On Saturday night, diplomatic reporter Udi Segal, having interviewed Foreign Minister Avigdor Lieberman on Israel's Channel 2 just minutes before, not so obliquely blamed him for the siege at the Cairo embassy, citing "lack of momentum" on the Palestinian track.

Among Israeli politicians, Binyamin Ben-Eliezer, the new elder statesman of the Labor Party, recently declared, "If I were Bibi Netanyahu, I would recognize a Palestinian state"—along the vulnerable 1949 armistice lines—and "then negotiate borders and security."  Kadima Leader Tzipi Livni said that if she were in charge, Israel would be enjoying fruitful negotiations with the Palestinians—because she would not require that Abbas recognize Israel as a Jewish state.  Yet half the Knesset members of Livni's own party, catalyzed by former Shin Bet chief Avi Dichter, have backed Netanyahu's stance on Israel as a Jewish state.

Nor does this view of Netanyahu reflect the sentiments of the Israeli public.  A survey conducted for Israel Radio's Reshet Bet, broadcast on September 1, indicated that in any new elections, Netanyahu's Likud Party would trump Livni's Kadima by 27 Knesset seats to 18. The critics' view may not reflect Palestinian opinion, either: A recent poll of Palestinian Arabs suggests an element of ambivalence over Abbas's unilateralist UN approach, with 59.3% wanting to see a resumption of negotiations with Israel.   

On the merits, the critics' policy prescriptions are strikingly half-baked.
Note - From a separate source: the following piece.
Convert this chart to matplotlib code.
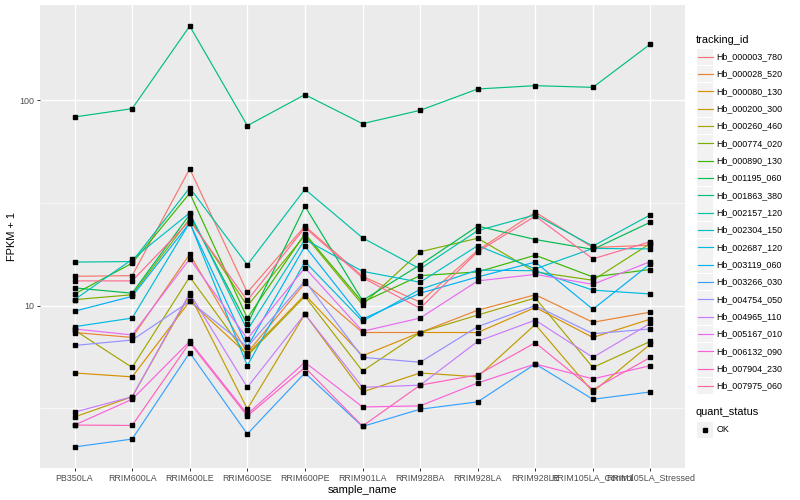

Netanyahu's insistence on Palestinian recognition of Israel as a Jewish state is not just a matter of semantics; it recognizes that only an acknowledgment of Israel's legitimacy would mark a true end to the conflict.  
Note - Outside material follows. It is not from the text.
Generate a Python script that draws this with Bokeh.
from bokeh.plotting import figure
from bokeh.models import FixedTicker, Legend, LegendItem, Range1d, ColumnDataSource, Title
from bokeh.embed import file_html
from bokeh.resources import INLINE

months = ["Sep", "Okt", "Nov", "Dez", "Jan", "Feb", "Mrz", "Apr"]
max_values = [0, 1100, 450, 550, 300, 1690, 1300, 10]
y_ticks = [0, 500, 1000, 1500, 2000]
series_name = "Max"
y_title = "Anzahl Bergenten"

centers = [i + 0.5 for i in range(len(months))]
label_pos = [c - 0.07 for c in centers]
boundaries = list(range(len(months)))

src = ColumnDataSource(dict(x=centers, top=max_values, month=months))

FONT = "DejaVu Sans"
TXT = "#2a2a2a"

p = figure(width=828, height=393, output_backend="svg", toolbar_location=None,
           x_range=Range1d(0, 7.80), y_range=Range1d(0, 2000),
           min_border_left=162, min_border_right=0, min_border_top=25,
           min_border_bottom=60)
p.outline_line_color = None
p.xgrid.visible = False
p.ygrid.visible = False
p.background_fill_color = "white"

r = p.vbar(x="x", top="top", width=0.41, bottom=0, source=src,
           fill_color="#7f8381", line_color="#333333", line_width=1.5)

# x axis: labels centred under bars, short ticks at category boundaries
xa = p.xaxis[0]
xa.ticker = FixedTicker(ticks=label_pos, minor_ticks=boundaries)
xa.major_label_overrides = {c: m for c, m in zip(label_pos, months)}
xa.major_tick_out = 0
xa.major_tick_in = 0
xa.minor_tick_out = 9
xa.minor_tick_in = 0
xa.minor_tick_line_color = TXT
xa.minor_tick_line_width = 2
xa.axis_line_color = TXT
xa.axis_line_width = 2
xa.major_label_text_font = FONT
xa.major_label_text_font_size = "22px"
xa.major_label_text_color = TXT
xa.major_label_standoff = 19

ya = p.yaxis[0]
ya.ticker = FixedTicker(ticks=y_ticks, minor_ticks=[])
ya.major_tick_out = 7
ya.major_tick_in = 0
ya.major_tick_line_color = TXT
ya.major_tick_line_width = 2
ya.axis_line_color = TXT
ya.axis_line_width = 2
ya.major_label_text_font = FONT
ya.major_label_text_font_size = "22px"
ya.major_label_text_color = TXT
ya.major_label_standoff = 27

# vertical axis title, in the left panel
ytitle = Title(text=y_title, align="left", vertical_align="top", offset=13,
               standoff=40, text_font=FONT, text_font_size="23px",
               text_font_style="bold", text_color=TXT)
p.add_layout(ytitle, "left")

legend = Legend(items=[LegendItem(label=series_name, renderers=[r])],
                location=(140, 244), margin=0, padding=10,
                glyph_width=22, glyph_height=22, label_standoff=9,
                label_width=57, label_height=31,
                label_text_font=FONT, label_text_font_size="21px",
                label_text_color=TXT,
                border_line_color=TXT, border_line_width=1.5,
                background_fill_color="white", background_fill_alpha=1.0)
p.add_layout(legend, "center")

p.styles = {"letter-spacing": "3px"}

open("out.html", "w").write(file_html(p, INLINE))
It is no wonder that the critics' counsel—"don't just stand there, do something"—strikes many Israelis as reckless.   Contrary to the critics, Netanyahu's Israel is not "isolating itself."  Its current predicament is largely the product of an unremitting, decades-long campaign by the Arab camp and its amen corner to divide, isolate, and ultimately wipe out the Zionist enterprise.  That makes the job of overcoming the current isolation a moral imperative for all those who consider Israel the legitimate expression of the Jewish right to self-determination.